December 5, 2019

Profiling the Airflow Scheduler With Flame Graphs

Ash Berlin-Taylor Director, Airflow Engineering Astronomer

A good chunk of my role at Astronomer is working on making Airflow better for everyone – working directly on the open-source project, reviewing and merging PRs, preparing releases, and lately working on the roadmap for Airflow 2.0. (In many ways getting paid to work on open-source is my ideal job, but that is the subject of another blog post).

One of the big items on the roadmap for Airflow 2.0 is to “Improve Scheduler performance and reliability”. I’ve certainly seen cases where the scheduler just takes longer than it should to run tasks to completion.

Measure Twice, Cut Once

When it comes to performance testing and profiling, I think it is crucial to get reliable before-and-after measurements in order to determine whether or not a change helps. Although there is a lot of variation in the timing numbers, “wall-clock” timing numbers are useful for a rough comparison. All tests were performed with revision e7b790ded (latest as of Mon Oct 21 08:03:49 2019 +0000).

So our first step is to measure the current performance. I’m using this example_dag for testing, but to remove any executor variance (and not to mention the actual execution time of the task itself) I started by using the NullExecutor from the test suite.

My driver script looks something like this:

import airflow
from airflow.models import DagBag
from airflow.jobs.scheduler_job import SchedulerJob
from tests.executors.test_executor import TestExecutor

dagbag = airflow.models.DagBag()
dag = dagbag.get_dag("example_dag")
create_dagruns(dag)

# Disallow the scheduler to create new dag_runs - we've already created all the ones we want it to process

conf.set('scheduler', 'use_job_schedule', 'False')
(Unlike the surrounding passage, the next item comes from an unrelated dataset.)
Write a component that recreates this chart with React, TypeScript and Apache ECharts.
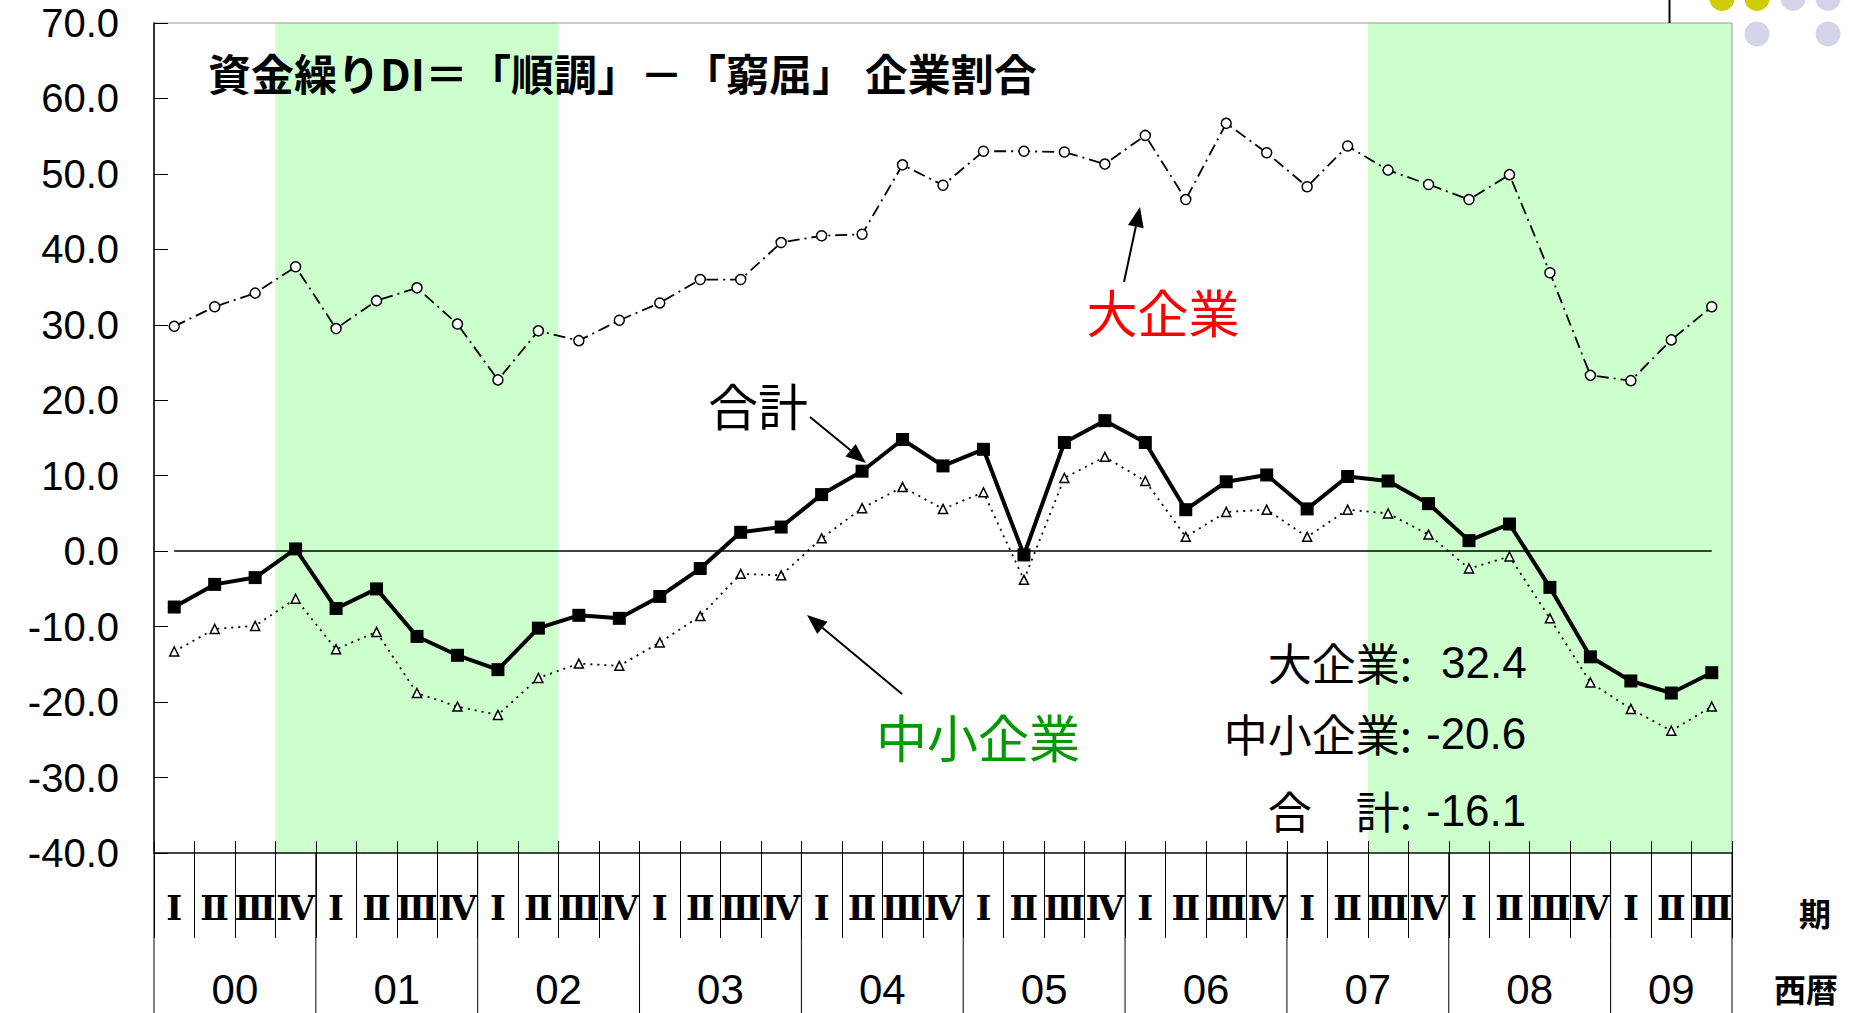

# Turn on unit test mode so that we don't do any sleep() in the scheduler loop

conf.set('core', 'unit_test_mode', 'True')

scheduler_job = SchedulerJob(dag_ids=[], do_pickle=False, num_runs=1, executor=TestExecutor())
scheduler_job.run()

(I simplified it a bit here, and I added code to create a specific number of DagRuns and stop the scheduler once they are complete.)

How to Profile Python

Python has a built in profiler (cProfile) but it's difficult to decipher its output to get a useful indication of the code that’s causing the slowdown. It will also slow down your code as "the profilers introduce overhead for Python code". However I'm a huge fan of the py-spy project, as it is quite frankly magic.

You can use py-spy to get a snapshot of the current call stack, or get a top-like view of where the process is spending its time, all without a single change to the code, stop in the running process, or any noticeable difference in performance. This is the sort of thing that “shouldn’t work” and it’s amazing.

(It works by reading the memory of another process and understanding the way all of the versions of python interpreter create stack frames. I'm glad I don’t have to support that!)

The other more useful mode in py-spy allows us to create a “flame graph” of calls. For example:

Note: All of the flame graphs in this post can be clicked on for a bigger, interactive version.

How to Read Flame Graphs

According to his website, flame graphs were invented by Brendan Gregg in December 2011 in his work profiling MySQL.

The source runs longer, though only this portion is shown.